Vicki, who also worked at Brock, met her future husband when he was arranging a conference at the university. He asked her out at that first meeting, she said.
Adams recalls Lowenberger going through a difficult time, not the happiest period of his life, leading up to that meeting, but from then on, he said, “Arnie was always smiling. I think it was love at first sight.”
Vicki, who was sitting quietly listening to her husband’s long-time friends reminisce, nodded in agreement. They were married in 1982, living in Niagara Falls for a short time before finding their Queenston home, where they built a life together as part of the community they would grow to love.
Lowenberger also loved his historic home, pouring hours of work and sweat into its restoration. Adams recalls helping the couple move in 33 years ago, and wondering why they would want a house that required so much work, but the result, he said, was a credit to his friend’s determination.
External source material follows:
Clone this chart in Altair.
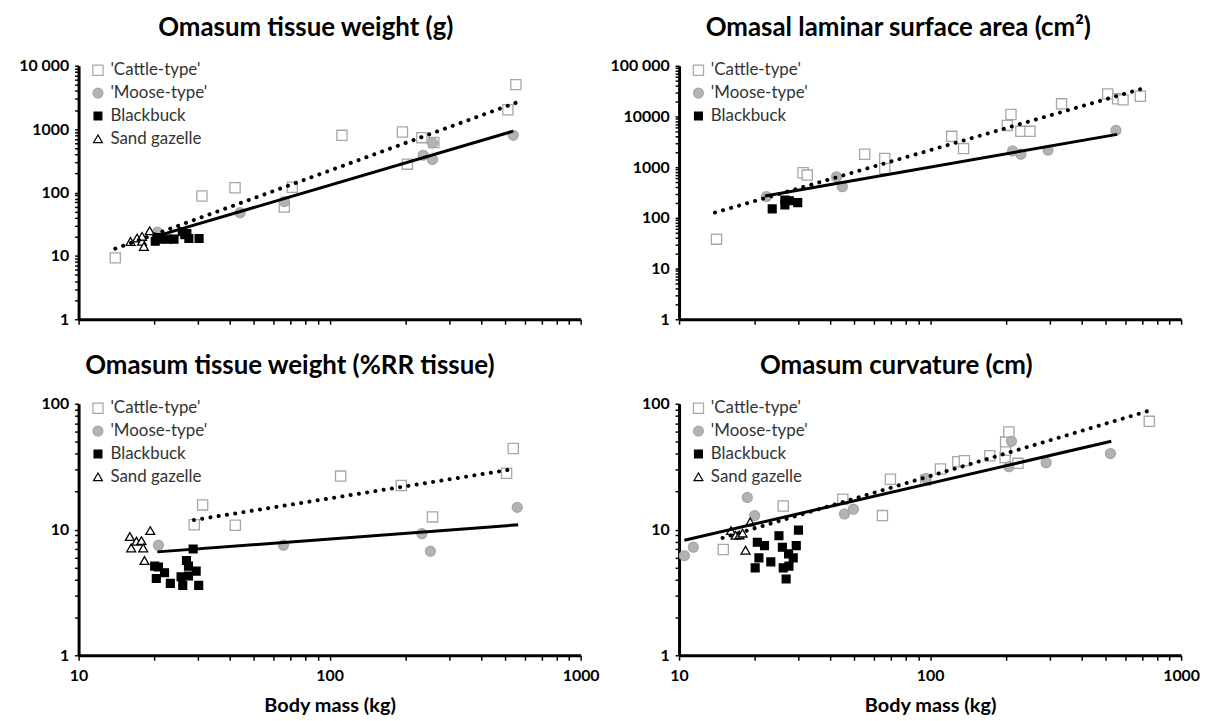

Over the years Adams would be called on to help, and admired Lowenberger for doing as much of the work as he could by himself on the house, believed to be one of four surviving that predates the War of 1812.
He became president of the Queenston Residents Association for a time, and remained on the board for many years.
“When you live in Queenston,” says Vicki, “you have a community. We thought we were buying a house in Queenston. Really, we were buying a community.”
Vicki shared a note she had received from a past student who remembered something Lowenberger had said in the student’s first class, that she felt best described her husband: “What you are speaks so loudly that what you say can’t be heard.”
Lowenberger’s funeral will take place on Saturday, Feb. 29 at 11 a.m. at St. Saviour’s Anglican Church in Queenston.